Jennifer told Josh that her husband bought her earrings from Winter & Sons, a well-known and highly respected jeweler in town. Though she was not with her husband when he picked up the earrings, Jennifer gave Josh the details she remembered about the diamonds they looked at together — including the color, clarity, carat weight, and price she remembered seeing on their credit-card statement after Christmas. Armed with all the right information, Josh visited Winter & Sons looking for a pair of 1-TCW diamond studs, SI1 in clarity and G in color. Though Jennifer said her earrings were around $2,700, Josh expected to spend a little more since hers were set in yellow gold he was certain Ashley would be happiest with platinum.

EDITOR’S NOTE: Real Deal scenarios are inspired by true stories, but are changed to sharpen the dilemmas involved. The names of the characters and stores have been changed and should not be confused with real people or places.

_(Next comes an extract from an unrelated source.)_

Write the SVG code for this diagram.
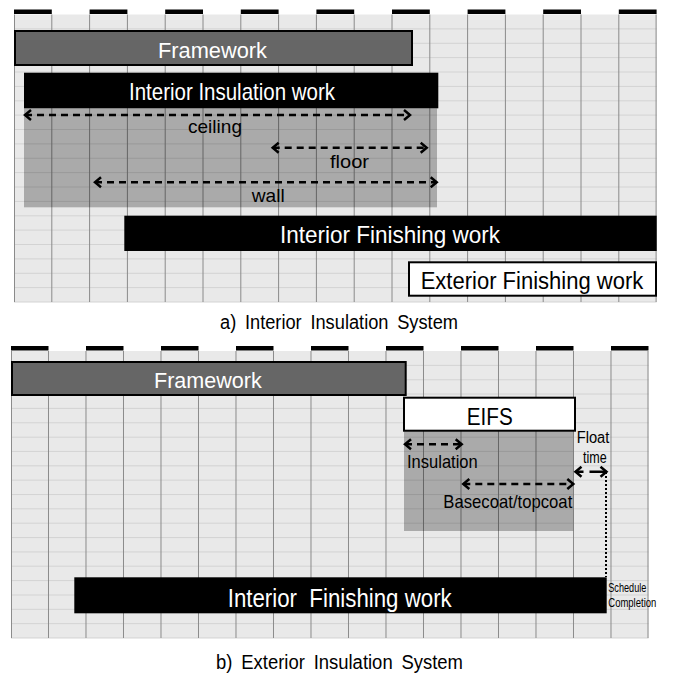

Josh told Matt, the Winter & Sons salesman, exactly what he was looking for. Matt was pleasant and professional, and was quick to show him a beautiful pair of platinum diamond studs that matched his size and quality specifications precisely. Josh was quite surprised, however, to learn that the earrings were priced at $4,100 — considerably more than he’d expected to spend. He told Matt about his friend’s purchase and about her confident referral, and asked Matt how there could be so dramatic a difference in price. Matt asked Josh for a few days to do some research, to see if he could find  something that might better suit both Josh’s quality standards and his budget.

In search of a reasonable explanation, Matt decided to check the store’s client history for information on Jennifer’s earrings. He was not surprised to find that the information in the record was not exactly what Jennifer had reported to Josh. The store file indicated that, while Jennifer and her husband looked at the better quality pair, he’d actually bought diamonds from the store’s next-tier program, J color and I1 clarity, (while still maintaining Winter & Son’s tight standards for cut quality), and he actually spent $2,500 for them before tax. Matt had that same quality pair in stock and could easily re-set them in platinum for Josh to keeping the price under $3,000, as Josh requested. He was  more than a little confused about how to handle the situation, though. He wanted to satisfy Josh’s needs and make the sale, but was very concerned about violating the confidentiality of his original customer, and about embarrassing  Jennifer or her husband.



What should Matt do? It was not reasonable to think that he could supply the quality Jennifer thought she had for Ashley’s earrings while staying within Josh’s price range. Online research indicated that Winter & Sons’ pricing structure was similar to that of most other local stores, so it would be easy to for Josh to verify whatever Matt told him regarding price and quality. Winter & Sons had never run a sale in their 70-year history, and always been a “one-price, no-discount” shop, the idea of Jennifer’s husband having caught a ‘special deal’ was not plausible.